Exotic Pet Profile - Koi
Koi are not what you might consider a traditional pet, but they offer some of the same advantages. Koi can be a calming addition to an outdoor garden or an indoor pool or aquarium. Koi may look like large goldfish, but the two are only distant cousins. Koi are actually more closely related to the common carp. Here are several more interesting tidbits about these fish.
1. Koi were developed in Japan more than 200 years ago.
Nishikigoi is the Japanese name for koi, which means fancy or embroidered carp. There are more than 100 known varieties of koi, each of which has a Japanese name. Fish that are mostly white with specks of red are called Kohaku. White koi with some red and black on them are known as Sanke, whereas those that are black with some red and white are called Showa.
2. Koi can grow up to 2 to 3 feet or longer.
Pool size, food, number of fish sharing the space, the age of the fish, and water quality can all affect a koi’s growth.
3. Koi are omnivorous.
They can be fed commercial koi food, but they also eat shrimp, worms, insects, water plants, fruit, vegetables, and even certain kinds of cereals.
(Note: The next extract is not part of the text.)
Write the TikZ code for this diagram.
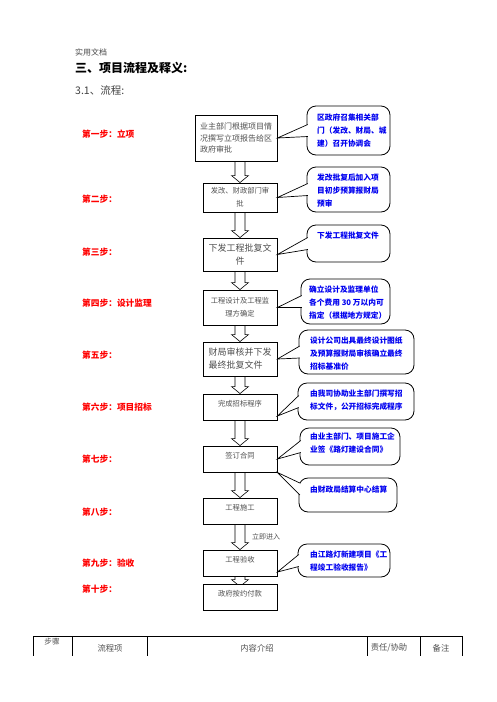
\documentclass[tikz,border=0pt]{standalone}
\usepackage{fontspec}
\newfontfamily\cjk{Noto Sans CJK SC}
\usetikzlibrary{calc}
\pgfdeclarelayer{bg}
\pgfdeclarelayer{paper}
\pgfsetlayers{paper,bg,main}
\definecolor{boxgray}{HTML}{505050}
\definecolor{cblue}{HTML}{0000F0}
\definecolor{sred}{HTML}{FF0000}
\newcommand\blockarrow[3]{%
  \draw[arrowline] let \p1=(#1), \p2=(#2) in
    (\x2-5pt,\y1) -- (\x2-5pt,\y2+7pt-#3) -- (\x2-8.5pt,\y2+7pt-#3) -- (\x2,\y2-#3)
    -- (\x2+8.5pt,\y2+7pt-#3) -- (\x2+5pt,\y2+7pt-#3) -- (\x2+5pt,\y1);}
\newcommand\calltail[3]{%
  \fill[white] (#1) -- ([xshift=1.2pt,yshift=#3+6pt]#2.west) -- ([xshift=1.2pt,yshift=#3-6pt]#2.west) -- cycle;
  \draw[tailline] ([xshift=1.2pt,yshift=#3+6pt]#2.west) -- (#1) -- ([xshift=1.2pt,yshift=#3-6pt]#2.west);}
\begin{document}
\begin{tikzpicture}[x=1pt,y=-1pt,
  box/.style={draw, line width=0.9pt, fill=white, inner sep=0pt, text=boxgray, align=center,
    minimum width=74pt, font=\cjk\fontsize{7.3}{13}\selectfont},
  sbox/.style={draw, line width=0.9pt, fill=white, inner sep=0pt, text=boxgray,
    minimum width=74pt, minimum height=26pt, text depth=8pt, font=\cjk\fontsize{7.3}{13}\selectfont},
  callout/.style={draw, line width=0.8pt, rounded corners=9pt, fill=white, inner sep=0pt},
  ctext/.style={anchor=west, inner sep=0pt, align=left, text=cblue, font=\cjk\bfseries\fontsize{7.7}{13}\selectfont},
  steplbl/.style={anchor=west, inner sep=0pt, text=sred, font=\cjk\bfseries\fontsize{8.7}{10}\selectfont},
  arrowline/.style={draw=black, line width=0.6pt, fill=white},
  tailline/.style={draw=black, line width=0.7pt},
  tblline/.style={line width=0.8pt},
  thead/.style={inner sep=0pt, text=boxgray, font=\cjk\fontsize{8.3}{10}\selectfont}]
\useasboundingbox (0,0) rectangle (496,702);
\begin{pgfonlayer}{paper}
\fill[white] (0,0) rectangle (496,702);
\end{pgfonlayer}

% header
\node[anchor=west, inner sep=0pt, text=black!70, font=\cjk\fontsize{8}{10}\selectfont] (hd) at (75,52) {实用文档};
\node[anchor=west, inner sep=0pt, font=\cjk\bfseries\fontsize{12}{14}\selectfont] (title) at (75,68) {三、项目流程及释义:};
\node[anchor=west, inner sep=0pt, text=black!75, font=\cjk\fontsize{10.5}{12}\selectfont] (sub) at (75,90) {3.1、流程:};

% step labels
\node[steplbl] (s1) at (82,134) {第一步：立项};
\node[steplbl] (s2) at (82,199) {第二步：};
\node[steplbl] (s3) at (82,252) {第三步：};
\node[steplbl] (s4) at (82,303) {第四步：设计监理};
\node[steplbl] (s5) at (82,355) {第五步：};
\node[steplbl] (s6) at (82,407) {第六步：项目招标};
\node[steplbl] (s7) at (82,459) {第七步：};
\node[steplbl] (s8) at (82,512) {第八步：};
\node[steplbl] (s9) at (82,563) {第九步：验收};
\node[steplbl] (s10) at (82,589) {第十步：};

% main boxes
\node[box, align=left, minimum width=82pt, minimum height=46pt, font=\cjk\fontsize{8}{11.5}\selectfont] (b1) at (236,138) {业主部门根据项目情\\况撰写立项报告给区\\政府审批};
\node[box, minimum height=29pt] (b2) at (240,197.5) {发改、财政部门审\\批};
\node[box, minimum height=33pt, font=\cjk\fontsize{9}{13}\selectfont] (b3) at (240,254.5) {下发工程批复文\\件};
\node[box, minimum height=35pt] (b4) at (240,307.5) {工程设计及工程监\\理方确定};
\node[box, align=left, minimum height=34pt, font=\cjk\fontsize{9}{13}\selectfont] (b5) at (240,359) {财局审核并下发\\最终批复文件};
\node[sbox] (b6) at (240,407) {完成招标程序};
\node[sbox] (b7) at (240,459) {签订合同};
\node[sbox] (b8) at (240,511) {工程施工};
\node[sbox] (b9) at (240,563) {工程验收};
\node[sbox] (b10) at (240,597) {政府按约付款};

% block arrows
\begin{pgfonlayer}{bg}
\blockarrow{b1.south}{b2.north}{0pt}
\blockarrow{b2.south}{b3.north}{0pt}
\blockarrow{b3.south}{b4.north}{0pt}
\blockarrow{b4.south}{b5.north}{0pt}
\blockarrow{b5.south}{b6.north}{0pt}
\blockarrow{b6.south}{b7.north}{0pt}
\blockarrow{b7.south}{b8.north}{0pt}
\blockarrow{b8.south}{b9.north}{0pt}
\blockarrow{b9.south}{b10.north}{3pt}
\end{pgfonlayer}
\node[anchor=west, inner sep=0pt, text=boxgray, font=\cjk\fontsize{7}{9}\selectfont] (go) at (252,537) {立即进入};

% callouts
\node[callout, minimum width=83pt, minimum height=49pt] (c1) at (348.5,130.5) {};
\node[callout, minimum width=83pt, minimum height=45pt] (c2) at (348.5,189.5) {};
\node[callout, minimum width=83pt, minimum height=37pt] (c3) at (348.5,243.5) {};
\node[callout, minimum width=89pt, minimum height=45pt] (c4) at (345.5,301.5) {};
\node[callout, minimum width=115pt, minimum height=44pt] (c5) at (356.5,352) {};
\node[callout, minimum width=116pt, minimum height=37pt] (c6) at (356,401.5) {};
\node[callout, minimum width=100pt, minimum height=37pt] (c7) at (350,446.5) {};
\node[callout, minimum width=98pt, minimum height=34pt] (c8) at (348,495) {};
\node[callout, minimum width=92pt, minimum height=33pt] (c9) at (344,560.5) {};

\coordinate (t6) at ([yshift=-9pt]b6.east);
\coordinate (t9) at ([yshift=-9pt]b9.east);
\calltail{b1.east}{c1}{0pt}
\calltail{b2.east}{c2}{0pt}
\calltail{b3.east}{c3}{0pt}
\calltail{b4.east}{c4}{0pt}
\calltail{b5.east}{c5}{0pt}
\calltail{t6}{c6}{0pt}
\calltail{b7.east}{c7}{0pt}
\calltail{b7.south east}{c8}{6pt}
\calltail{t9}{c9}{0pt}

\node[ctext] (c1t) at (317,130.3) {区政府召集相关部\\门（发改、财局、城\\建）召开协调会};
\node[ctext] (c2t) at (317,191) {发改批复后加入项\\目初步预算报财局\\预审};
\node[ctext] (c3t) at (317,235.5) {下发工程批复文件};
\node[ctext] (c4t) at (309,303) {确立设计及监理单位\\各个费用 30 万以内可\\指定（根据地方规定）};
\node[ctext] (c5t) at (310,354) {设计公司出具最终设计图纸\\及预算报财局审核确立最终\\招标基准价};
\node[ctext] (c6t) at (310,400) {由我司协助业主部门撰写招\\标文件，公开招标完成程序};
\node[ctext] (c7t) at (310,443.5) {由业主部门、项目施工企\\业签《路灯建设合同》};
\node[ctext] (c8t) at (310,490) {由财政局结算中心结算};
\node[ctext] (c9t) at (310,561) {由江路灯新建项目《工\\程竣工验收报告》};

% table header
\draw[tblline] (33,636) -- (462,636);
\foreach \xx in {33,72,147,367,420,462} \draw[tblline] (\xx,636) -- (\xx,656);
\node[thead, font=\cjk\fontsize{7.6}{10}\selectfont] (h1) at (52,642) {步骤};
\node[thead] (h2) at (110,648) {流程项};
\node[thead] (h3) at (257,648) {内容介绍};
\node[thead] (h4) at (389,648) {责任/协助};
\node[thead] (h5) at (441,648) {备注};
\end{tikzpicture}
\end{document}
Koi do not have a stomach.
4. Koi love company.
They should be kept with other koi or goldfish.
5. Koi may change color throughout their lives.
Many of these changes are caused by pigments in their food. Some koi may turn white as they age.
6. Koi can survive under a thin layer of ice.
However, they do need a small opening in the ice, and they cannot survive if the water gets too cold or if it freezes too far below the surface.
7. Your veterinarian can advise you on how to keep koi healthy.
Before buying koi, contact your veterinarian for suggestions about maintaining a clean, stress-free koi environment.
8. Most koi can live for at least 20 years.
Some koi have even lived for more than 200 years. To enjoy a long life, koi need to be kept in a healthy atmosphere with good filtration and water quality, no sharp edges, good nutrition, appropriate chemical levels and temperature, and little stress. Causes of stress include poor water quality, parasites, crowding, and toxic chemicals.